Exercise goal
Extract word for word the lines of the listing from its start to the line holding "-- ([xshift=#3pt]#2.north east)", both ends kept; pictures are not part of the copy.

Entries from a dataset:
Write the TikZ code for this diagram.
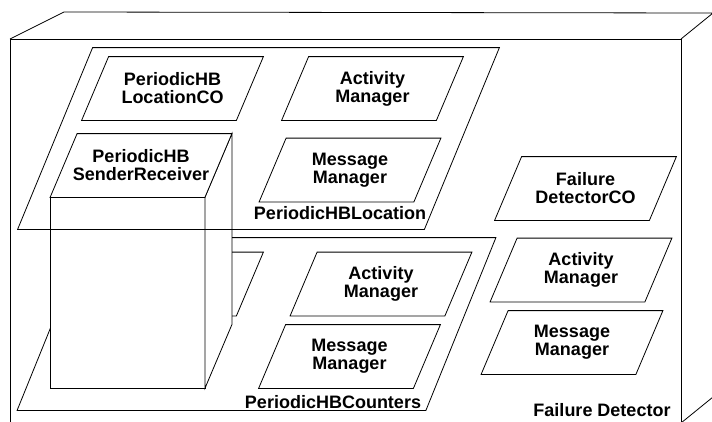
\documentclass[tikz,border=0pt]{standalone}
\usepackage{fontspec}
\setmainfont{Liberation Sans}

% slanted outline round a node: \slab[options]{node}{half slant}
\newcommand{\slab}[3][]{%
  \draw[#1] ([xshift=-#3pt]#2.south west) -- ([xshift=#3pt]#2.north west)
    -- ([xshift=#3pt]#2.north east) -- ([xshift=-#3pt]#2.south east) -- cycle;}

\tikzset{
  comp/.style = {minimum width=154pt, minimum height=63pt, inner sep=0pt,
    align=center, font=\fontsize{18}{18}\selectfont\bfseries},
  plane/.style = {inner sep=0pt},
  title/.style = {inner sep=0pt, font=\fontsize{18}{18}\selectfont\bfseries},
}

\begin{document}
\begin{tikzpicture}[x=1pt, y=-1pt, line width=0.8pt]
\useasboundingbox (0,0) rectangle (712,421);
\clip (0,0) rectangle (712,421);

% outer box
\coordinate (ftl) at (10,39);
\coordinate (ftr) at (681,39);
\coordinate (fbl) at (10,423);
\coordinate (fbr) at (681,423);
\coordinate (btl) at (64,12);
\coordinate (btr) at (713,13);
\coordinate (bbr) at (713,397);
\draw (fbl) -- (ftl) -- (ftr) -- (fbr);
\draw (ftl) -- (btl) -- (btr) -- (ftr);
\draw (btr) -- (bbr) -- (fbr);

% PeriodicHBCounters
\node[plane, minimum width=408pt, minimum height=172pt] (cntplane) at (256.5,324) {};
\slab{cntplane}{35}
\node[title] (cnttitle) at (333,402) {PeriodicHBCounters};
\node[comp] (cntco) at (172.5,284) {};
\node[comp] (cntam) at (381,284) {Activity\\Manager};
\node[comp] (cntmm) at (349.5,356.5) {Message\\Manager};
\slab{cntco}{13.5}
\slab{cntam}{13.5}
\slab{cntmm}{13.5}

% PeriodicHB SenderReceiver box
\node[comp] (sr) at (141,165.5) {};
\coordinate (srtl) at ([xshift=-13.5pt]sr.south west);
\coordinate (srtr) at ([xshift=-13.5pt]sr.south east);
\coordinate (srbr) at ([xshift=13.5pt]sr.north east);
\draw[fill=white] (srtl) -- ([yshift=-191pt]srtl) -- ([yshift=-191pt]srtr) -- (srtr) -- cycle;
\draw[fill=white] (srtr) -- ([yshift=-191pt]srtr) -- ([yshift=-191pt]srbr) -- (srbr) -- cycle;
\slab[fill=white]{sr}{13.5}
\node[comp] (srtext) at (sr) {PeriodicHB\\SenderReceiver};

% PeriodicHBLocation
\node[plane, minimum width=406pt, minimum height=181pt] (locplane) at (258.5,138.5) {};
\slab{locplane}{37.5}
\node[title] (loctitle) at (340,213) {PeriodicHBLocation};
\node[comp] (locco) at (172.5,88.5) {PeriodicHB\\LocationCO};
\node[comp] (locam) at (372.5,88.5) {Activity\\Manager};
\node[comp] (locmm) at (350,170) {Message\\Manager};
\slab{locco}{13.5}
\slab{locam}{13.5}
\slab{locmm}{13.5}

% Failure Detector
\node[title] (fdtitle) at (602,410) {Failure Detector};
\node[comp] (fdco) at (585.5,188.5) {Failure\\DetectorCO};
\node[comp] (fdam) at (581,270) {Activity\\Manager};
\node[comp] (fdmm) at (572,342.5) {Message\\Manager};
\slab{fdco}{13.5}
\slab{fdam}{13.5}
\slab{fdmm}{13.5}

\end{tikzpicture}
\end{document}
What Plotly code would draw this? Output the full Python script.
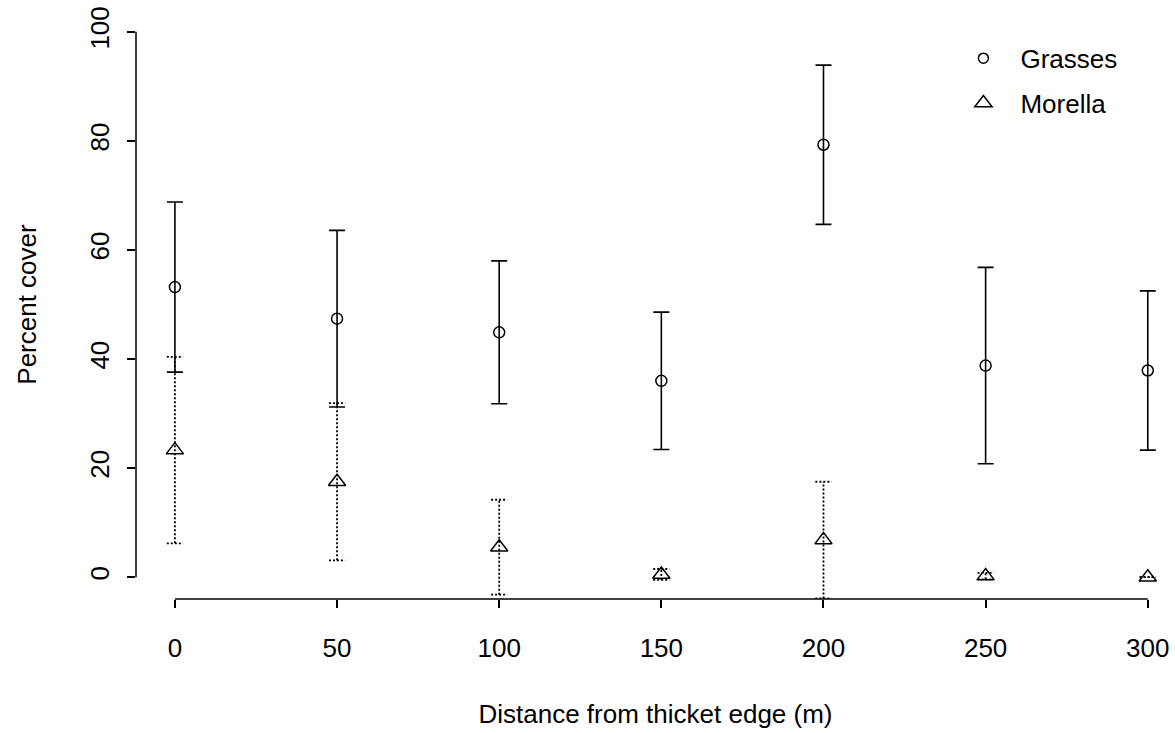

Exercise output
Write the TikZ code for this diagram.
\documentclass[tikz,border=0pt]{standalone}
\usepackage{fontspec}
\setmainfont{Liberation Sans}

% slanted outline round a node: \slab[options]{node}{half slant}
\newcommand{\slab}[3][]{%
  \draw[#1] ([xshift=-#3pt]#2.south west) -- ([xshift=#3pt]#2.north west)
    -- ([xshift=#3pt]#2.north east) -- ([xshift=-#3pt]#2.south east) -- cycle;}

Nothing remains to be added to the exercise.